Trading psychology gets talked about badly. It is often reduced to slogans about confidence and mindset. In reality, psychology in trading is mostly about behaviour under a defined system.

If your rules are clear and your risk is sensible, psychology improves because your decisions become simpler. If your rules are fuzzy and your position size is too large, psychology deteriorates because every tick feels personal. A lot of what traders call mindset issues are actually structural problems.

That does not mean emotions disappear. They do not. Fear, greed, frustration, and impatience are part of the job. But disciplined traders build routines that reduce the damage. They know when to stop after a poor session. They avoid forcing trades to make back losses. They understand that confidence should come from execution quality, not from whether the last trade won.

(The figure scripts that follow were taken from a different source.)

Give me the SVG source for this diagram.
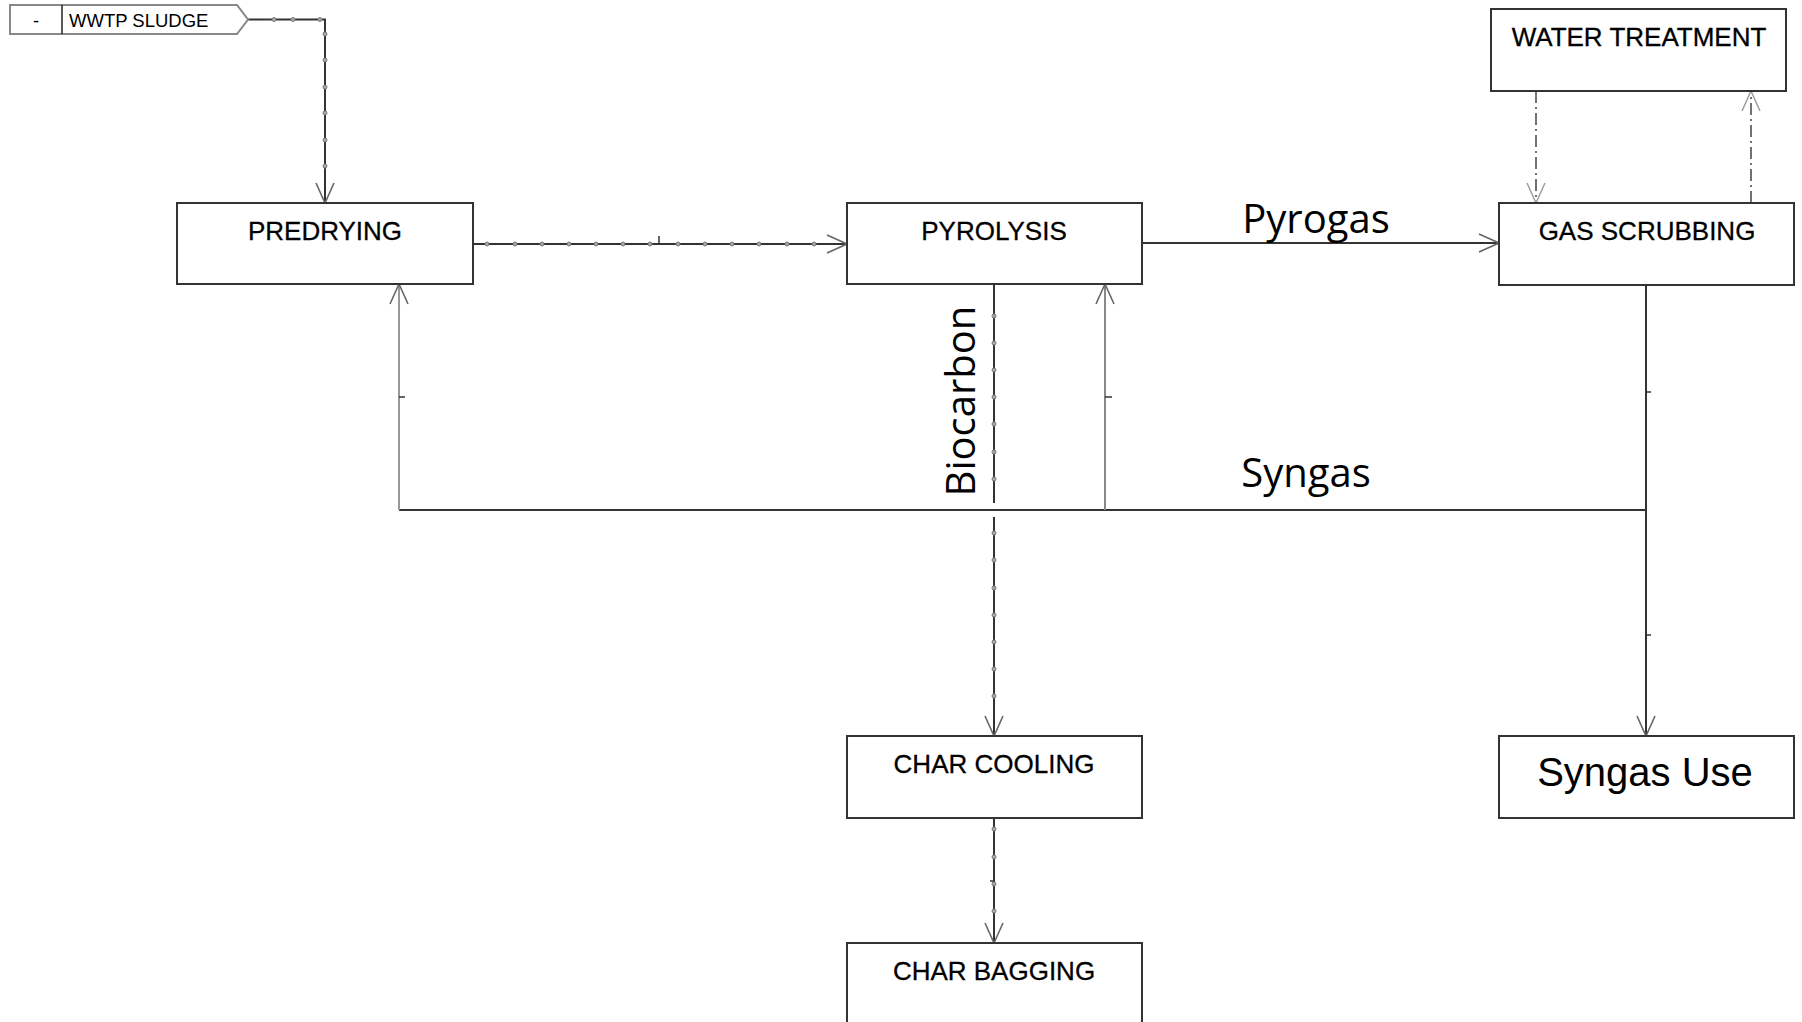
<svg xmlns="http://www.w3.org/2000/svg" width="1802" height="1022" viewBox="0 0 1802 1022">
<style>
.box{fill:#fff;stroke:#333;stroke-width:2}
.lbl{font-family:"Liberation Sans",Arial,sans-serif;font-size:26px;fill:#000;text-anchor:middle;stroke:#000;stroke-width:0.3}
.big{font-family:"Open Sans","Noto Sans",sans-serif;font-size:40px;fill:#000;text-anchor:middle}
.ln{fill:none;stroke:#333;stroke-width:2}
.lg{fill:none;stroke:#999;stroke-width:2}
.dd{fill:none;stroke:#444;stroke-width:1.5;stroke-dasharray:12 4 2 4}
.dot{fill:#aaa;stroke:#777;stroke-width:1}
.tk{stroke:#333;stroke-width:1.5}
</style>
<defs>
<marker id="ah" viewBox="0 0 22 20" refX="21" refY="10" markerWidth="22" markerHeight="20" markerUnits="userSpaceOnUse" orient="auto">
<path d="M1,1 L21,10 L1,19" fill="none" stroke="#666" stroke-width="1.6"/>
</marker>
<marker id="ahl" viewBox="0 0 22 20" refX="21" refY="10" markerWidth="22" markerHeight="20" markerUnits="userSpaceOnUse" orient="auto">
<path d="M1,1 L21,10 L1,19" fill="none" stroke="#999" stroke-width="1.4"/>
</marker>
</defs>
<rect width="1802" height="1022" fill="#fff"/>

<g id="connectors">
  <!-- WWTP sludge to predrying -->
  <path class="ln" d="M248,19.5 H325 V203" marker-end="url(#ah)"/>
  <g class="dot">
    <circle cx="274" cy="19.5" r="2"/><circle cx="293" cy="19.5" r="2"/><circle cx="320" cy="19.5" r="2"/>
    <circle cx="325" cy="34" r="2"/><circle cx="325" cy="60" r="2"/><circle cx="325" cy="87" r="2"/>
    <circle cx="325" cy="113" r="2"/><circle cx="325" cy="140" r="2"/><circle cx="325" cy="166" r="2"/>
  </g>
  <!-- predrying to pyrolysis -->
  <path class="ln" d="M473,244 H847" marker-end="url(#ah)"/>
  <line class="tk" x1="659" y1="236" x2="659" y2="244"/>
  <g class="dot">
    <circle cx="487" cy="244" r="2"/><circle cx="515" cy="244" r="2"/><circle cx="542" cy="244" r="2"/>
    <circle cx="569" cy="244" r="2"/><circle cx="596" cy="244" r="2"/><circle cx="623" cy="244" r="2"/>
    <circle cx="650" cy="244" r="2"/><circle cx="678" cy="244" r="2"/><circle cx="705" cy="244" r="2"/>
    <circle cx="732" cy="244" r="2"/><circle cx="759" cy="244" r="2"/><circle cx="787" cy="244" r="2"/>
    <circle cx="814" cy="244" r="2"/>
  </g>
  <!-- pyrolysis to gas scrubbing (Pyrogas) -->
  <path class="ln" d="M1142,243 H1499" marker-end="url(#ah)"/>
  <!-- water treatment loops -->
  <path class="dd" d="M1536,91 V203" marker-end="url(#ahl)"/>
  <path class="dd" d="M1751,203 V91" marker-end="url(#ahl)"/>
  <!-- syngas from gas scrubbing down to syngas use -->
  <path class="ln" d="M1646,285 V736" marker-end="url(#ah)"/>
  <line class="tk" x1="1646" y1="392" x2="1651" y2="392"/>
  <line class="tk" x1="1646" y1="635" x2="1651" y2="635"/>
  <!-- syngas header -->
  <path class="ln" d="M1646,510 H399"/>
  <!-- syngas return to predrying -->
  <path class="lg" d="M399,510 V284" marker-end="url(#ah)"/>
  <line class="tk" x1="399" y1="397" x2="405" y2="397"/>
  <!-- syngas return to pyrolysis -->
  <path class="lg" d="M1105,510 V284" marker-end="url(#ah)" style="stroke:#888"/>
  <line class="tk" x1="1105" y1="397" x2="1112" y2="397"/>
  <!-- biocarbon -->
  <path class="ln" d="M994,284 V503"/>
  <path class="ln" d="M994,517 V736" marker-end="url(#ah)"/>
  <g class="dot">
    <circle cx="994" cy="316" r="2"/><circle cx="994" cy="343" r="2"/><circle cx="994" cy="370" r="2"/>
    <circle cx="994" cy="397" r="2"/><circle cx="994" cy="424" r="2"/><circle cx="994" cy="452" r="2"/>
    <circle cx="994" cy="479" r="2"/>
    <circle cx="994" cy="533" r="2"/><circle cx="994" cy="560" r="2"/><circle cx="994" cy="588" r="2"/>
    <circle cx="994" cy="615" r="2"/><circle cx="994" cy="642" r="2"/><circle cx="994" cy="669" r="2"/>
    <circle cx="994" cy="696" r="2"/>
  </g>
  <!-- char cooling to char bagging -->
  <path class="ln" d="M994,818 V943" marker-end="url(#ah)"/>
  <line class="tk" x1="990" y1="881" x2="994" y2="881"/>
  <g class="dot">
    <circle cx="994" cy="829" r="2"/><circle cx="994" cy="857" r="2"/><circle cx="994" cy="884" r="2"/>
    <circle cx="994" cy="911" r="2"/>
  </g>
  <!-- connector labels -->
  <text class="big" x="1316" y="233">Pyrogas</text>
  <text class="big" x="1306" y="487">Syngas</text>
  <text class="big" transform="translate(975,401) rotate(-90)">Biocarbon</text>
</g>

<g id="wwtp-sludge">
  <path d="M10,5 H237 L248,19.5 L237,34 H10 Z" fill="#fff" stroke="#888" stroke-width="2"/>
  <line x1="62" y1="5" x2="62" y2="34" stroke="#222" stroke-width="1.5"/>
  <text x="36" y="27" font-family="'Liberation Sans',Arial,sans-serif" font-size="18.5" text-anchor="middle" fill="#000">-</text>
  <text x="69" y="27" font-family="'Liberation Sans',Arial,sans-serif" font-size="18.5" fill="#000">WWTP SLUDGE</text>
</g>

<g id="predrying">
  <rect class="box" x="177" y="203" width="296" height="81"/>
  <text class="lbl" x="325" y="240">PREDRYING</text>
</g>

<g id="pyrolysis">
  <rect class="box" x="847" y="203" width="295" height="81"/>
  <text class="lbl" x="994" y="240">PYROLYSIS</text>
</g>

<g id="gas-scrubbing">
  <rect class="box" x="1499" y="203" width="295" height="82"/>
  <text class="lbl" x="1647" y="240">GAS SCRUBBING</text>
</g>

<g id="water-treatment">
  <rect class="box" x="1491" y="9" width="295" height="82"/>
  <text class="lbl" x="1639" y="46">WATER TREATMENT</text>
</g>

<g id="char-cooling">
  <rect class="box" x="847" y="736" width="295" height="82"/>
  <text class="lbl" x="994" y="773">CHAR COOLING</text>
</g>

<g id="char-bagging">
  <rect class="box" x="847" y="943" width="295" height="100"/>
  <text class="lbl" x="994" y="980">CHAR BAGGING</text>
</g>

<g id="syngas-use">
  <rect class="box" x="1499" y="736" width="295" height="82"/>
  <text x="1645" y="786" font-family="'Liberation Sans',Arial,sans-serif" font-size="40" text-anchor="middle" fill="#000">Syngas Use</text>
</g>
</svg>
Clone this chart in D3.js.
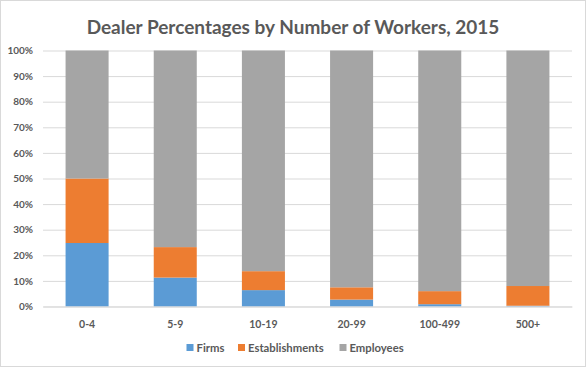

Income is possible, but timing matters

One of the biggest mistakes in forex is trying to pull income from the market before you have stable competence. That pressure leads to oversized risk, low-quality setups, and poor decisions.

Can trading become a serious income stream? Yes, for some people. Can it do that quickly for most beginners? No. That is the part the industry often hides.

A realistic path usually looks slower than people want. First you learn the market and a strategy. Then you learn execution. Then you learn to survive your own inconsistency. Then you build enough data to trust your process. After that, scale becomes a discussion. Trying to skip those stages is like trying to open a shop without knowing your costs, stock, or customers.

A forex trading business guide only works if you apply it

Reading about discipline is easy. Building it is repetitive and sometimes frustrating. But this is where serious traders separate themselves from everyone chasing shortcuts.

If you want to treat forex properly, simplify your approach. Pick a method that makes sense. Define your rules. Lower your risk. Track your data. Review your mistakes without excuses. Get guidance from people with real experience, not polished marketing. That is the kind of work that compounds.

At Forex Mentor Pro, that is exactly how we view trader development – not as hype, but as coached progression built on structure, accountability, and repeatable performance.

You do not need to become a different person to trade well. You need a better process, the humility to follow it, and enough patience to let skill catch up with ambition.